La epistemología de la historia reciente y la historia de la memoria forman parte, para Rousso, de un momento de la historia donde la memoria se convirtió en un valor fundamental. Los contextos políticos y culturales varían, así como las herencias políticas, pero existen hoy por hoy ciertas maneras o vías a través de las cuales se manifiesta la memoria. La estética es una de ellas. El arte en sus variadas expresiones, el cine, la música, la danza. Las formas de estar y de ser en el mundo. Hay que decir, además, que la memoria no es historia, en el sentido de ciencia social. ¿De dónde surge, entonces? Algunos teóricos distinguen tres grandes campos o corrientes. La primera es el descubrimiento de la “historia desde abajo”, la no canónica, la que escapa a la saga de papas, guerras y dinastías; la de los pobres, los anónimos y los vencidos. La segunda es la que encarna en determinados lugares materiales o simbólicos (por ejemplo, en los monumentos o memoriales, o en las marchas por verdad y justicia). La tercera es la que refiere al recuerdo de episodios traumáticos (testimonios, vivencias, acerca de, por ejemplo, las torturas practicadas a los presos políticos).

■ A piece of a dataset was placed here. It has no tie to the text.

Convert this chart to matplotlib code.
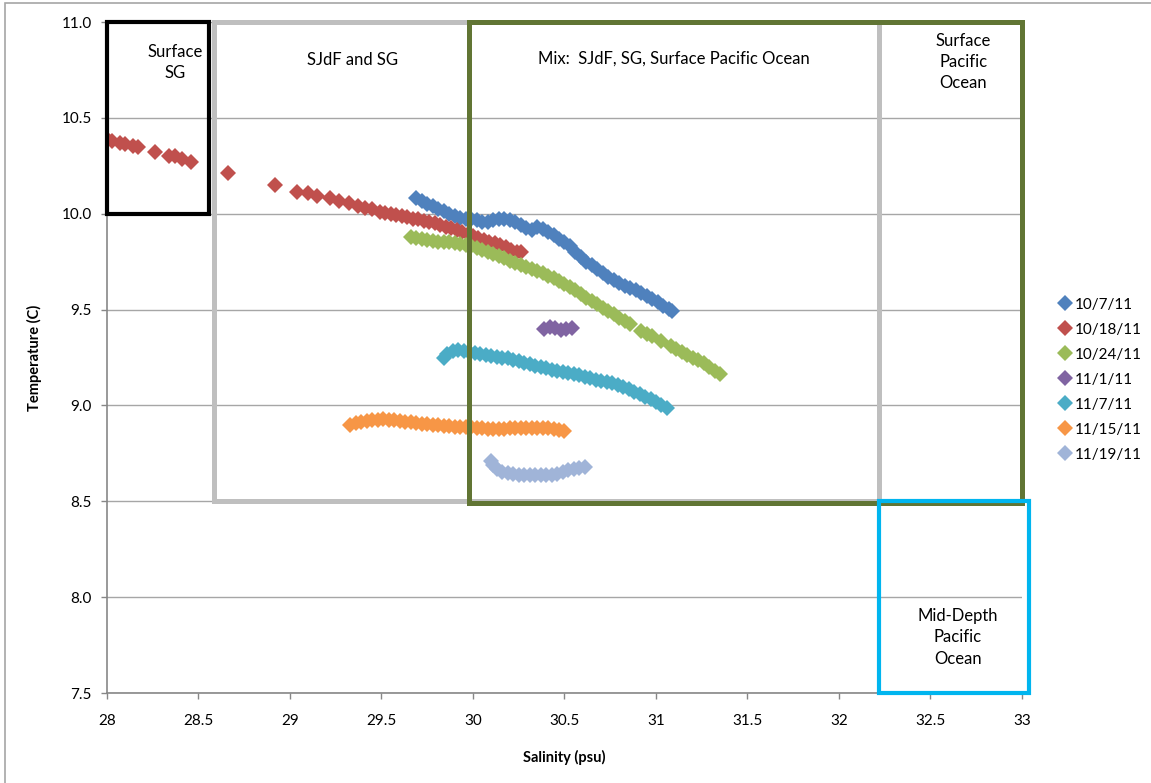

De estas y otras maneras, las sociedades asimilan los pasados que no pasan. Entre el olvido impune y el abuso de memoria (un único “prócer”, uno o dos poetas, dos o tres cantantes, y no más), apelemos a la memoria justa. La de nuestros héroes y mártires de a pie; la de nuestras proezas, que incluyen, cómo no, al arte y a nuestros artistas; la de la resistencia a la opresión, ayer, hoy y siempre.